WORK REQUIRED
Return a copy of every line in the records that includes the word "this".

Start of RECORDS

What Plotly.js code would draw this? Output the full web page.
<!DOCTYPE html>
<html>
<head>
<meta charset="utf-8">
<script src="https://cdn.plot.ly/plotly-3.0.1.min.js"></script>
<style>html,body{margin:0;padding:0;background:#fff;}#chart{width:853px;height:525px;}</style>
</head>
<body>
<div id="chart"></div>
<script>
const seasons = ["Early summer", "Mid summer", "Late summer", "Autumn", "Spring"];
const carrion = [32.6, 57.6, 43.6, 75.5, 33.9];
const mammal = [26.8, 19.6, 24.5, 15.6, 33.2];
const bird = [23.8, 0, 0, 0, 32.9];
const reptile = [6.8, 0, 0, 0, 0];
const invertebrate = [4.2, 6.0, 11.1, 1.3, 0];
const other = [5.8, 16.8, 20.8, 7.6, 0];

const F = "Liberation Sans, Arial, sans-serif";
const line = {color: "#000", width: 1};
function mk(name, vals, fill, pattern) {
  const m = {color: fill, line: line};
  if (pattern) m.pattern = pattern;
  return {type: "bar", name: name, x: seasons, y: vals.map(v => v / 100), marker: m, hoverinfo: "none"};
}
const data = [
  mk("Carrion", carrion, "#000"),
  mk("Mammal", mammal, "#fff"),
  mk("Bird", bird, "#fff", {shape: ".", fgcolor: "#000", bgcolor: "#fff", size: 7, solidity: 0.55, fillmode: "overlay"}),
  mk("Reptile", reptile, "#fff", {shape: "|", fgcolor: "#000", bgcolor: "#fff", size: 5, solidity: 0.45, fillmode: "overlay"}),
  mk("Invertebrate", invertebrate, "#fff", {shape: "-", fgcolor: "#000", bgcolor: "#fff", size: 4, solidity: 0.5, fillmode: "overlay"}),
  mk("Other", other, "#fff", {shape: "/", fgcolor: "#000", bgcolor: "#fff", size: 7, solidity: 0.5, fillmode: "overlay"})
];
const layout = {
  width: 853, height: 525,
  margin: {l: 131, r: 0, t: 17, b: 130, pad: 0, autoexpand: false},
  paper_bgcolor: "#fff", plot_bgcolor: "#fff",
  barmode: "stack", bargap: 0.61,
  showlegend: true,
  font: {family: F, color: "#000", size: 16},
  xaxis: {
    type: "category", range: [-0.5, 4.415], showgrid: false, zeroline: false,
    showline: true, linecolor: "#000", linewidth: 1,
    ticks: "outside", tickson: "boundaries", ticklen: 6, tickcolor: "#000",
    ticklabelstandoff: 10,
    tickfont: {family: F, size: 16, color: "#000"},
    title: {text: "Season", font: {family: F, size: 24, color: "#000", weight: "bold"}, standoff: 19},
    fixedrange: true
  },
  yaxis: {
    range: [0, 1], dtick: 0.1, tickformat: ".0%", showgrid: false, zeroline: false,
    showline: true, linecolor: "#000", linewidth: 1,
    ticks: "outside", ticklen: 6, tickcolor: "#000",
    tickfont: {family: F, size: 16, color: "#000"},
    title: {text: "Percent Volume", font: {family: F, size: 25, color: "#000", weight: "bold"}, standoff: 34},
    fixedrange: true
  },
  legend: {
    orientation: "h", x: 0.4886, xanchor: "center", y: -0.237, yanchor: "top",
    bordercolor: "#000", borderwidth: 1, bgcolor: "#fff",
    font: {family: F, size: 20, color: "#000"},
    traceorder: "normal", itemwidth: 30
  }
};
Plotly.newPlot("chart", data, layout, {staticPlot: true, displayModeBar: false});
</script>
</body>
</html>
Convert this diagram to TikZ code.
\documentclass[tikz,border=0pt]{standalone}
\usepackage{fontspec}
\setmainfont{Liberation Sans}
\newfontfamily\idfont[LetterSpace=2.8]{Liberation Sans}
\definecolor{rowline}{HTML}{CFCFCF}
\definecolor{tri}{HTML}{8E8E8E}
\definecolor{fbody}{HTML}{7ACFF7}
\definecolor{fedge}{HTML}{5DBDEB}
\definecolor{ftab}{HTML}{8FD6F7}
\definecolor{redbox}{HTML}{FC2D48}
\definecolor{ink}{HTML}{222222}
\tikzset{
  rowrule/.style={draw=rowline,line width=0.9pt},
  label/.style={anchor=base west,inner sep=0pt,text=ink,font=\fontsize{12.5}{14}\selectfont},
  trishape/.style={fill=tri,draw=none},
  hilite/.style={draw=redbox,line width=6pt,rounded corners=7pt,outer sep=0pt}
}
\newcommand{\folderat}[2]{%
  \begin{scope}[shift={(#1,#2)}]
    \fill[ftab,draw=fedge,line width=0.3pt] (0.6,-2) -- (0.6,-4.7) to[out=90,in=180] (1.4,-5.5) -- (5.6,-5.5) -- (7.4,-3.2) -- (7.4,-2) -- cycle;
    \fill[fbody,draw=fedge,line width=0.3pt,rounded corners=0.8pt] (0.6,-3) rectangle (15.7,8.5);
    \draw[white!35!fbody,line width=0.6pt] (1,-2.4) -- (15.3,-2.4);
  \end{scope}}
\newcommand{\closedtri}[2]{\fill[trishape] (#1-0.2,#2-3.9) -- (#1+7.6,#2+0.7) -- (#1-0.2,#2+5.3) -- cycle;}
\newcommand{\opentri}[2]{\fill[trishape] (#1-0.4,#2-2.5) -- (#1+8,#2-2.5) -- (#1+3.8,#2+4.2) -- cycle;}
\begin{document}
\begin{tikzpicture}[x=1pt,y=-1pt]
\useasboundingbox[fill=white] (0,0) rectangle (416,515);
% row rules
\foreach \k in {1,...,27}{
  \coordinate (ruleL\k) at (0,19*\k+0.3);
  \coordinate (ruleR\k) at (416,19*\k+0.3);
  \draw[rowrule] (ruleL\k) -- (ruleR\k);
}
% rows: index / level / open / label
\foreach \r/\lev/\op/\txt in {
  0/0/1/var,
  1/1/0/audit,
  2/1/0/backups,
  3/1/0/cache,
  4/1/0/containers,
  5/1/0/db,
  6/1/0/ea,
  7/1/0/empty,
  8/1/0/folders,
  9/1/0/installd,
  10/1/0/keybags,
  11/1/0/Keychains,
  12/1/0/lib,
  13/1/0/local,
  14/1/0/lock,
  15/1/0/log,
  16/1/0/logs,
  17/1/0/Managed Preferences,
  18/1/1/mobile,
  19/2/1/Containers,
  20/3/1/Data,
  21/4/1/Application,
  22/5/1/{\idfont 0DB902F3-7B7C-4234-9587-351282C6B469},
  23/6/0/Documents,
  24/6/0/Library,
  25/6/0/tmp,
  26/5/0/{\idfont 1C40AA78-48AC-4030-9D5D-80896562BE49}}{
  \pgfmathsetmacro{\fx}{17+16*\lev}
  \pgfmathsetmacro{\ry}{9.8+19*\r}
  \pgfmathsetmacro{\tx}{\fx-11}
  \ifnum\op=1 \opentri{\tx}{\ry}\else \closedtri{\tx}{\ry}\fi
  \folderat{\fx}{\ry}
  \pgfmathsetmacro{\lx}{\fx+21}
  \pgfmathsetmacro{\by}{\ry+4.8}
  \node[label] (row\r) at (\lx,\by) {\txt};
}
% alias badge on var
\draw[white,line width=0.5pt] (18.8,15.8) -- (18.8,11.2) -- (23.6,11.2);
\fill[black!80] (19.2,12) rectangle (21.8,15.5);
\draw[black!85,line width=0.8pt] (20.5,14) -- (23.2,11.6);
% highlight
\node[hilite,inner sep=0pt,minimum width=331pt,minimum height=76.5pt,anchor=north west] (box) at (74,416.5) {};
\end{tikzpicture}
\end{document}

End of RECORDS
Start of RECORDS

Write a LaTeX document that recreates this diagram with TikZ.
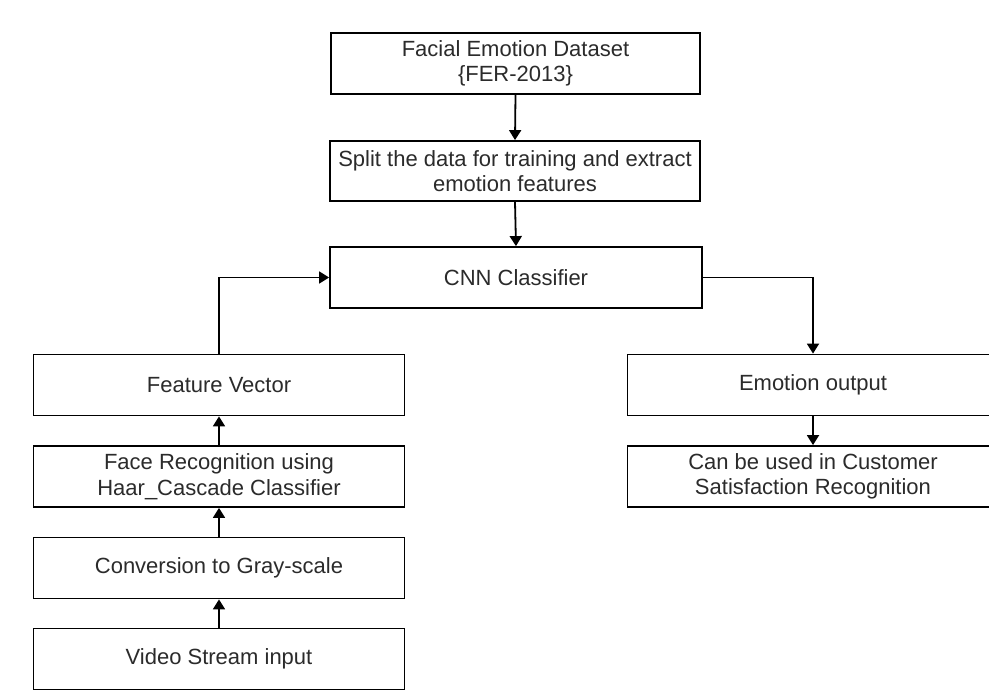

End of RECORDS

TASK RESPONSE
What Plotly.js code would draw this? Output the full web page.
Convert this diagram to TikZ code.
Write a LaTeX document that recreates this diagram with TikZ.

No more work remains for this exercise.